Mr. Simms, who the other day applied for a summons
against the Duke of Cambridge, and did not succeed in getting it, seems to be a sensitive journalist, as he has now been threatening Mr. Linley Sambourne, the Punch artist, for a cartoon in Punch which was a very good-natured one, though it caricatured Mr. Simms as a deer, and led to a good deal of chaff which he found it hard to bear. He has been bound over to keep the peace, and has probably convinced some of those who thought (with us) that the Duke of Cambridge should have apologised to Mr. Simms for the unintentional assault, that there may have been less to apologise for than we had imagined.
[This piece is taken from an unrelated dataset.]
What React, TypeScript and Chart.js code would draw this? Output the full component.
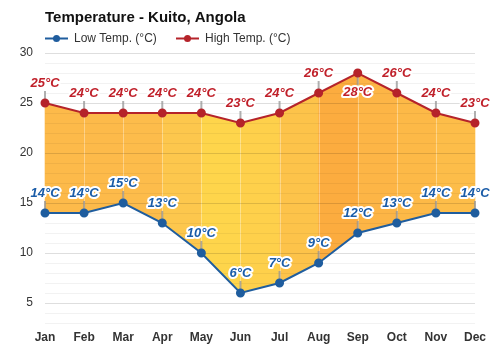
import { useEffect, useRef } from 'react';
import { Chart, registerables } from 'chart.js';
Chart.register(...registerables);

const titleText = 'Temperature - Kuito, Angola';
const months = ['Jan', 'Feb', 'Mar', 'Apr', 'May', 'Jun', 'Jul', 'Aug', 'Sep', 'Oct', 'Nov', 'Dec'];
const lowTemps = [14, 14, 15, 13, 10, 6, 7, 9, 12, 13, 14, 14];
const highTemps = [25, 24, 24, 24, 24, 23, 24, 26, 28, 26, 24, 23];
const lowLabel = 'Low Temp. (°C)';
const highLabel = 'High Temp. (°C)';
const yMin = 3;
const yMax = 30;
// colour of the fill between each pair of consecutive months
const bandColors = [
  '#fdba4a', '#fdba4a', '#fdbc4b', '#fdc74d', '#fed54b', '#fed04b',
  '#fdc34a', '#fcac3f', '#fdb546', '#fdb947', '#fdbd49',
];

const LOW_COLOR = '#1f5d9e';
const HIGH_COLOR = '#b5232a';
const LOW_TEXT = '#1a5ca8';
const HIGH_TEXT = '#c0202a';
const FONT = '"Liberation Sans", Arial, sans-serif';

export default function App() {
  const ref = useRef<HTMLCanvasElement>(null);

  useEffect(() => {
    document.body.style.margin = '0';
    const canvas = ref.current!;

    const labelAbove = (chart: any, py: number) => py - 27 > chart.chartArea.top;

    const bandFill = {
      id: 'bandFill',
      beforeDraw(chart: any) {
        const { ctx, scales } = chart;
        const x = scales.x, y = scales.y;
        ctx.save();
        for (let i = 0; i < months.length - 1; i++) {
          const x0 = x.getPixelForValue(i);
          const x1 = x.getPixelForValue(i + 1);
          ctx.beginPath();
          ctx.moveTo(x0 - 0.3, y.getPixelForValue(highTemps[i]));
          ctx.lineTo(x1 + 0.3, y.getPixelForValue(highTemps[i + 1]));
          ctx.lineTo(x1 + 0.3, y.getPixelForValue(lowTemps[i + 1]));
          ctx.lineTo(x0 - 0.3, y.getPixelForValue(lowTemps[i]));
          ctx.closePath();
          ctx.fillStyle = bandColors[i];
          ctx.fill();
        }
        ctx.strokeStyle = 'rgba(255,255,255,0.35)';
        ctx.lineWidth = 1;
        for (let i = 1; i < months.length - 1; i++) {
          const px = Math.round(x.getPixelForValue(i)) + 0.5;
          ctx.beginPath();
          ctx.moveTo(px, y.getPixelForValue(highTemps[i]));
          ctx.lineTo(px, y.getPixelForValue(lowTemps[i]));
          ctx.stroke();
        }
        ctx.restore();
      },
    };

    const connectors = {
      id: 'connectors',
      beforeDatasetsDraw(chart: any) {
        const ctx = chart.ctx;
        ctx.save();
        ctx.strokeStyle = 'rgba(150,150,150,0.75)';
        ctx.lineWidth = 2;
        [0, 1].forEach((di) => {
          chart.getDatasetMeta(di).data.forEach((el: any) => {
            const up = labelAbove(chart, el.y);
            ctx.beginPath();
            ctx.moveTo(el.x, el.y);
            ctx.lineTo(el.x, up ? el.y - 12 : el.y + 12);
            ctx.stroke();
          });
        });
        ctx.restore();
      },
    };

    const dataLabels = {
      id: 'dataLabels',
      afterDatasetsDraw(chart: any) {
        const ctx = chart.ctx;
        ctx.save();
        ctx.font = `italic bold 13px ${FONT}`;
        ctx.textAlign = 'center';
        ctx.textBaseline = 'middle';
        ctx.lineJoin = 'round';
        ctx.lineWidth = 4;
        ctx.strokeStyle = '#ffffff';
        const sets = [
          { di: 0, vals: lowTemps, color: LOW_TEXT },
          { di: 1, vals: highTemps, color: HIGH_TEXT },
        ];
        sets.forEach(({ di, vals, color }) => {
          chart.getDatasetMeta(di).data.forEach((el: any, i: number) => {
            const up = labelAbove(chart, el.y);
            const ty = up ? el.y - 19.5 : el.y + 19;
            const txt = `${vals[i]}°C`;
            ctx.strokeText(txt, el.x, ty);
            ctx.fillStyle = color;
            ctx.fillText(txt, el.x, ty);
          });
        });
        ctx.restore();
      },
    };

    const header = {
      id: 'header',
      afterDraw(chart: any) {
        const ctx = chart.ctx;
        ctx.save();
        ctx.textAlign = 'left';
        ctx.textBaseline = 'alphabetic';
        ctx.font = `bold 15px ${FONT}`;
        ctx.fillStyle = '#111111';
        ctx.fillText(titleText, 45, 21.5);

        const items = [
          { label: lowLabel, color: LOW_COLOR, x: 45 },
          { label: highLabel, color: HIGH_COLOR, x: 176 },
        ];
        ctx.font = `12px ${FONT}`;
        items.forEach((it) => {
          const cy = 38.5;
          ctx.strokeStyle = it.color;
          ctx.lineWidth = 2;
          ctx.beginPath();
          ctx.moveTo(it.x, cy);
          ctx.lineTo(it.x + 23, cy);
          ctx.stroke();
          ctx.fillStyle = it.color;
          ctx.beginPath();
          ctx.arc(it.x + 11.5, cy, 3.5, 0, Math.PI * 2);
          ctx.fill();
          ctx.fillStyle = '#333333';
          ctx.textBaseline = 'middle';
          ctx.fillText(it.label, it.x + 29, cy + 0.5);
        });
        ctx.restore();
      },
    };

    const chart = new Chart(canvas, {
      type: 'line',
      data: {
        labels: months,
        datasets: [
          {
            label: lowLabel,
            data: lowTemps,
            borderColor: LOW_COLOR,
            backgroundColor: LOW_COLOR,
            borderWidth: 2,
            pointRadius: 3.5,
            pointBackgroundColor: LOW_COLOR,
            pointBorderColor: LOW_COLOR,
            fill: false,
            tension: 0,
          },
          {
            label: highLabel,
            data: highTemps,
            borderColor: HIGH_COLOR,
            backgroundColor: HIGH_COLOR,
            borderWidth: 2,
            pointRadius: 3.5,
            pointBackgroundColor: HIGH_COLOR,
            pointBorderColor: HIGH_COLOR,
            fill: false,
            tension: 0,
          },
        ],
      },
      options: {
        animation: false,
        responsive: false,
        maintainAspectRatio: false,
        layout: { padding: { top: 53, right: 25, left: 0, bottom: 0 } },
        plugins: {
          legend: { display: false },
          title: { display: false },
          tooltip: { enabled: false },
        },
        scales: {
          x: {
            type: 'category',
            offset: false,
            grid: { display: false, drawTicks: false },
            border: { display: false },
            ticks: {
              color: '#333333',
              font: { family: FONT, size: 12, weight: 'bold' },
              padding: 7,
              maxRotation: 0,
            },
            afterFit: (s: any) => { s.height = 27; },
          },
          y: {
            min: yMin,
            max: yMax,
            grid: {
              drawTicks: false,
              color: (c: any) => (c.tick && c.tick.value % 5 === 0 ? 'rgba(0,0,0,0.13)' : 'rgba(0,0,0,0.05)'),
              lineWidth: 1,
            },
            border: { display: false },
            ticks: {
              stepSize: 1,
              autoSkip: false,
              color: '#333333',
              font: { family: FONT, size: 12 },
              padding: 12,
              callback: (v: any) => (Number(v) % 5 === 0 ? String(v) : ''),
            },
            afterFit: (s: any) => { s.width = 45; },
          },
        },
      },
      plugins: [bandFill, connectors, dataLabels, header],
    });

    return () => chart.destroy();
  }, []);

  return (
    <div style={{ width: 500, height: 350 }}>
      <canvas ref={ref} width={500} height={350} style={{ display: 'block' }} />
    </div>
  );
}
We rather wonder that the journalist class so seldom seem to gain the sang-froid of politicians, when subjected to ridicule of any kind. Certainly they ought to know how little malice ridicule implies, better
than most men,—unless they be really very malicious them- selves,—for they are constantly employed in laughing at other people without usually intending to do them very much harm.
We suppose that it is their own immunity from personal attack which prevents them from acquiring the thick skin of politicians. Ridicule seems so very different in its animus when it is pointed at ourselves and when it is pointed at another, that it is really almost a misfortune that those who point most of the shafts of literary ridicule, so seldom feel the smart inflicted by the satiric weapon.